Explore Dizzying Perspectives in Gina Osterloh’s New Solo Show, ‘Mirror Shadow Shape’

In her new show at the Columbus Museum of Art, photographer and Ohio State professor Gina Osterloh explores ideas of otherness and belonging.

Joel Oliphint
Columbus Monthly
Artist Gina Osterloh with photos from her “Holding Zero” (background) and “Drawing for the Camera” (foreground) series

Gina Osterloh was born in Texas but spent her formative years in her father’s home state of Ohio, growing up near Canal Winchester. Her mother immigrated to the United States from the Philippines, which gave Osterloh a dual identity that differed from her peers.

“The racial categories I had to choose never fit any of those boxes on college applications. I couldn’t check a box. It was always the ‘other’ box,” says Osterloh, who was drawn to photography as a way to explore questions of difference. “I was interested in issues of assimilation—refusing to assimilate, refusing to be identified in this erroneous system of limited boxes to check.”

In Osterloh’s 2020 photograph “Mirror Woman,” a figure appears wrapped in shiny reflective tape, obscuring all identifiable markers and traits: eyes, ears, mouth, hair, skin color. “It’s about showing the fallacy of skin as a border, and also the fallacy of national borders and our rigid belief systems. [In 2020], there was also this spike of anti-Asian/Asian American hate crimes, which is still ongoing,” says Osterloh, who also drew on the “notion of the alien—maybe an outer space alien, but also [people] we look at and automatically say they belong or they don’t belong.”

“Mirror Woman,” a 2020 photograph by Gina Osterloh, in which a figure appears wrapped in shiny reflective tape, obscuring all identifiable markers and traits

“Mirror Woman” is part of Osterloh’s new solo exhibition, Mirror Shadow Shape, which opened on Feb. 24 and will remain on view through Oct. 8 at the Columbus Museum of Art. Curated by Anna Lee (formerly at the museum and now at Stanford University Libraries), the show features about 40 of Osterloh’s artworks created between 2005 and 2020.

Many of the images are abstract self-portraits; the “self” aspect is intentional, but also partly out of concern for others. “One reason I use myself a lot in the work is because it’s incredibly uncomfortable,” Osterloh says, describing how her legs went numb while kneeling on the ground as she was covered in black tape for the “Holding Zero” series, which places the artist inside an imperfectly gridded room. “I was thinking about the tape as a protective layer from this gaze that tries to limit or categorize bodies,” she says.

Osterloh, an assistant professor of art at Ohio State University, also welds text-centered sculptures (one reads “I Am Image”) and photographs her own line drawings, but the bulk of the work in Mirror Shadow Shape features rooms she creates out of paper as a way to experiment with how space contains a body. Often, the resulting image creates perspective confusion.

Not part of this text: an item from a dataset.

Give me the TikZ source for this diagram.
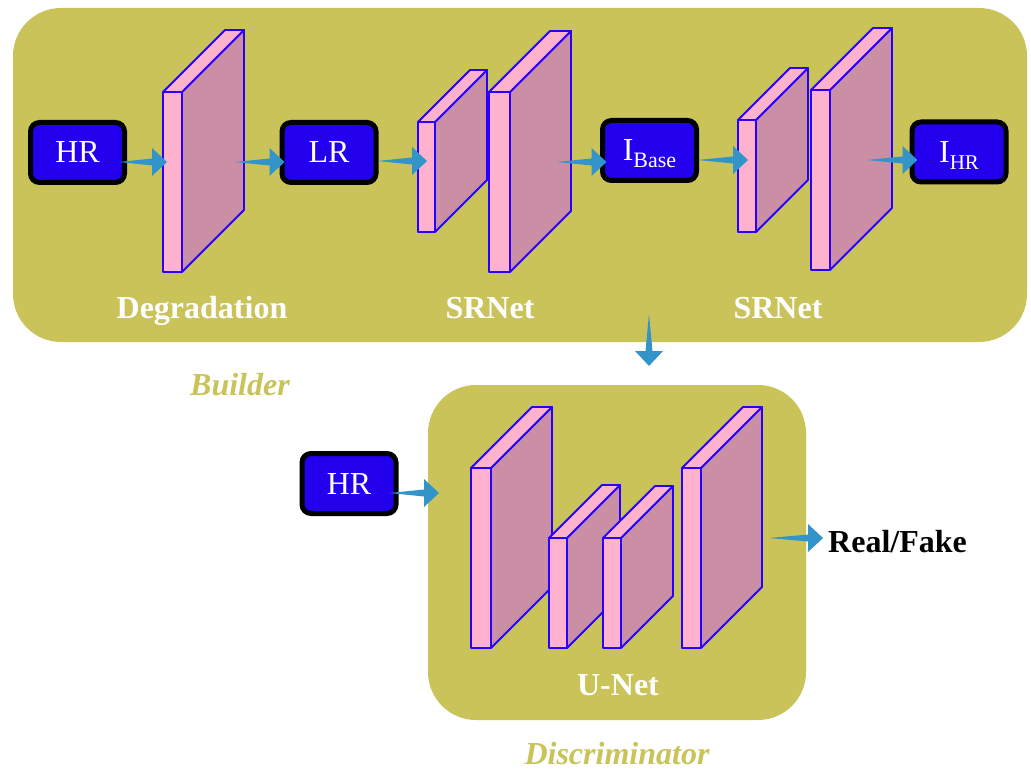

Gina Osterloh, an artist and assistant professor of art at Ohio State University, in her Downtown studio

“I hope there’s a type of disorientation or dizziness or queasiness,” says Osterloh, who normally makes photographs using a large format film camera at her South Wall Street studio Downtown. “There aren’t any Photoshop tricks in my work. I do 99 percent of the work in front of the camera—in reality, in real space.”

While creating recent work, Osterloh began thinking about the indigenous Filipino idea of kapwa, a word she loosely translates as “thinking together”—a type of connectedness or collective care that doesn’t have an exact conceptual match in Western cultures. “I notice it when I’m moving around in the Philippines,” Osterloh says. “You’re always with someone. Someone’s always checking in. You write down the taxi number if a friend goes home in a taxi.”

Works by Gina Osterloh, photographed in her South Wall Street studio in Downtown Columbus

Even when Osterloh’s work might initially seem isolated or insular, that idea of kapwa remains. Turning inward, after all, is one way to face outward. “This intense, inward stillness is part of the process of connecting with human beings, especially with ‘Mirror Woman’ and the works where ... I’m wrapping my body in tape,” she says. “It became a very intense meditation. It’s like a hermetic gesture, like I’m closing off myself, but it was intensely connecting.”

While Osterloh creates out of “my experience as a mixed-race, Asian American woman in the Midwest, I hope my work opens up a space in photography which asks the viewer to question what they see,” she says, “and to also acknowledge the unknown within all of us.”

This story is from the March 2023 issue of Columbus Monthly.